Make globalization fair

November 24, 2006|By Terrence Guay

STATE COLLEGE, Pa. -- Now that the Democrats control the House and the Senate, it's time for our national leaders to take a bipartisan approach to globalization. Although Iraq, terrorism and corruption were "extremely important" issues among voters in this election, according to the Pew Research Center, the economy was equally important. This may seem surprising given recent record highs in the stock market and an October unemployment rate of 4.4 percent - a five-year low.

But many Americans see little reason to rejoice. Median wages have stagnated over the past five years while energy, housing and health care costs skyrocketed. Between 2000 and 2005, Michigan and Ohio each lost more than 200,000 manufacturing jobs, and Illinois, Pennsylvania, and New York fared almost as poorly. It should be no surprise that people in these states voted overwhelmingly for Democrats.

Globalization is blamed, and deservedly so in many cases. The 21st century economic landscape is a far different playing field than the 20th century's, when most of today's workers joined the labor market. More countries, companies and workers are participating - and succeeding - in the global economy. Although American consumers generally benefit from this change, many American workers do not. And their anxieties and insecurities have given rise to increased skepticism about globalization.

Free-market advocates typically dismiss such hand-wringing, arguing that the world and even most Americans benefit from globalization. Global competition allows countries to specialize in what they do best. If that means some jobs go to cheaper and more productive workers abroad, the flip side is that industries in which the United States does comparatively better than other countries - finance, aerospace, technology - will gain. Market proponents accept job losses and restructuring in some industries as the necessary price for a reallocation of resources to more competitive ones.

It's a good idea in theory but bad as currently practiced. The corollary to this theory is that globalization's winners should compensate the losers. But this does not happen. Workers whose jobs go overseas are largely on their own, as are the communities that depend on them. So there should be no surprise when this segment tries to hold back the globalization tide.

The key, then, is to harness globalization's advantages while minimizing the downsides. This is where the new political alignment can play a key role. Controversial trade issues like steel aside, President Bush has been a fairly strong supporter of increased international trade, signing agreements with Central America, Africa and numerous individual countries. However, the really big agreement - the Doha round of the World Trade Organization - is at a standstill because rich countries like the United States refuse to cut farmers' subsidies and open their markets to agricultural products from developing countries.

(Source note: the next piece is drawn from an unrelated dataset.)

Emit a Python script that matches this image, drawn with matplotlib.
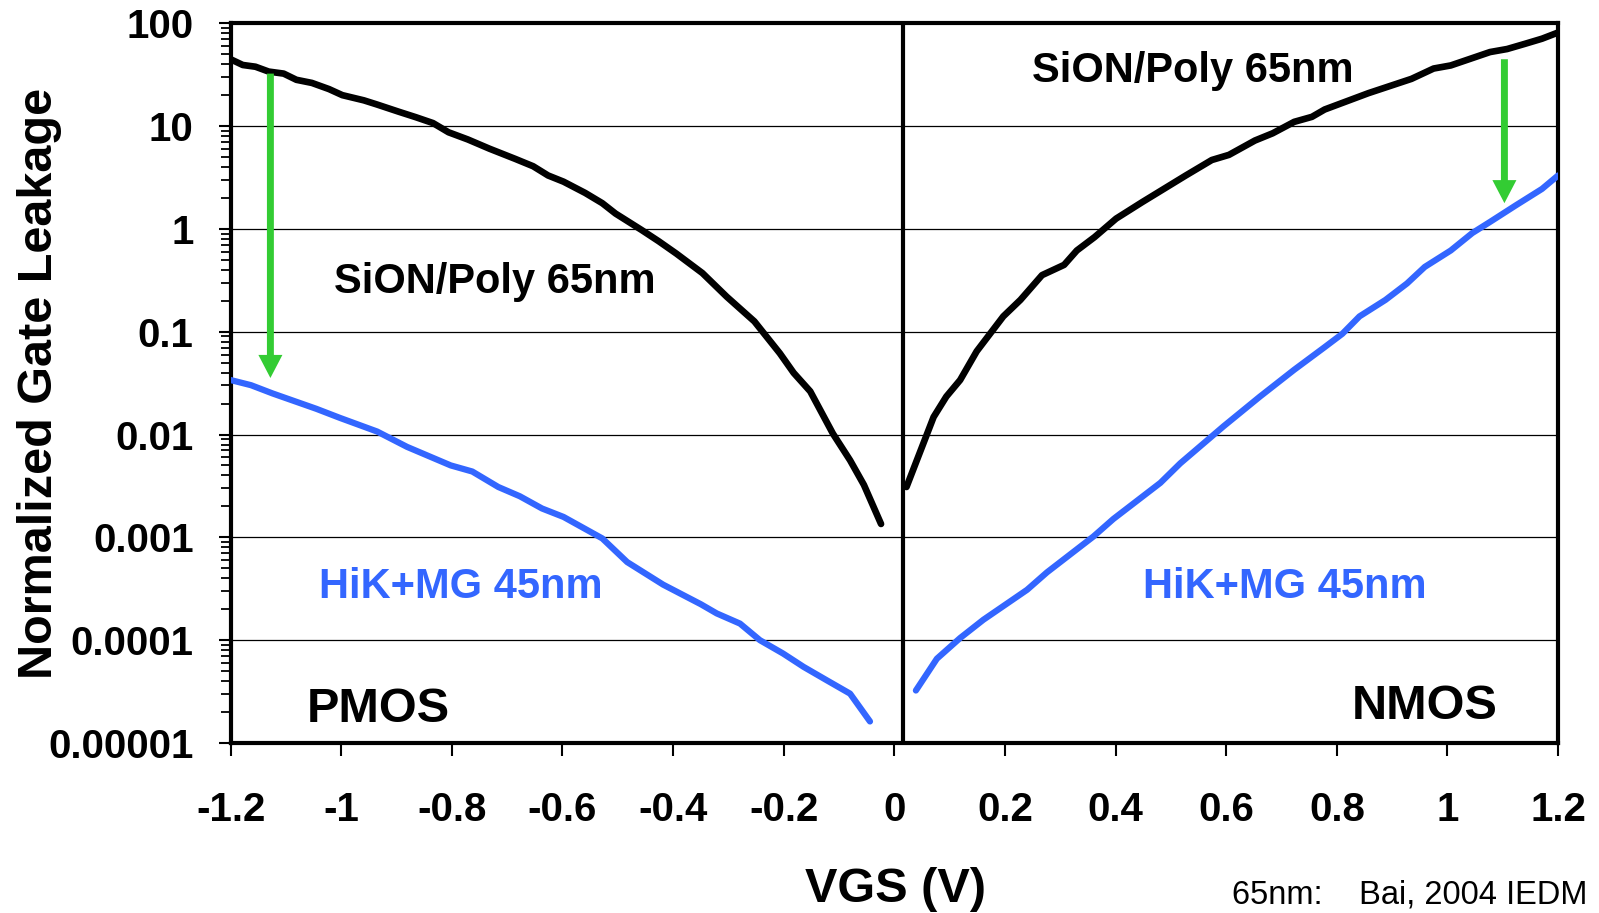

A renewed effort on Doha is reasonable because the president faces no more elections and can afford to offend some farmers. But his trade promotion authority, which removes the ability of Congress to amend trade agreements, expires in May. The opportunity seems ripe for a deal, whereby the Democratic-controlled Congress renews that trade authority in exchange for policies that would benefit those groups that will lose out on Doha, as well as others adversely affected by globalization.

Raising the minimum wage is a no-brainer. Citizens in six states voted to increase the minimum wage above the $5.15-per-hour federal level, joining 23 other states. More creatively, Congress should propose a serious job-retraining program for workers displaced by international competition. Democratic leaders say they want to refocus attention on the middle class. Job-retraining programs, including education support, would go a long way toward relieving worker angst.

More imaginatively still, this might be the right time to develop something that resembles a national health-care program. The United States is the only industrialized country without one. We spend more on health care as a percentage of gross domestic product than any country in the world, but we have little to show for it on most health indicators and leave 1 in 7 citizens without coverage. Companies, particularly smaller ones, would be more competitive without having to subsidize their employees' health costs, and workers would have more freedom to change jobs knowing that their coverage doesn't end when they leave or are laid off.

So we have the opportunity for a deal: Democratic support for trade agreements in return for the president's support for a higher minimum wage, retraining for vulnerable workers, and a national health plan. Is this cost-free? Of course not. But neither is the option of a Congress - and American public - that takes the anti-globalization path.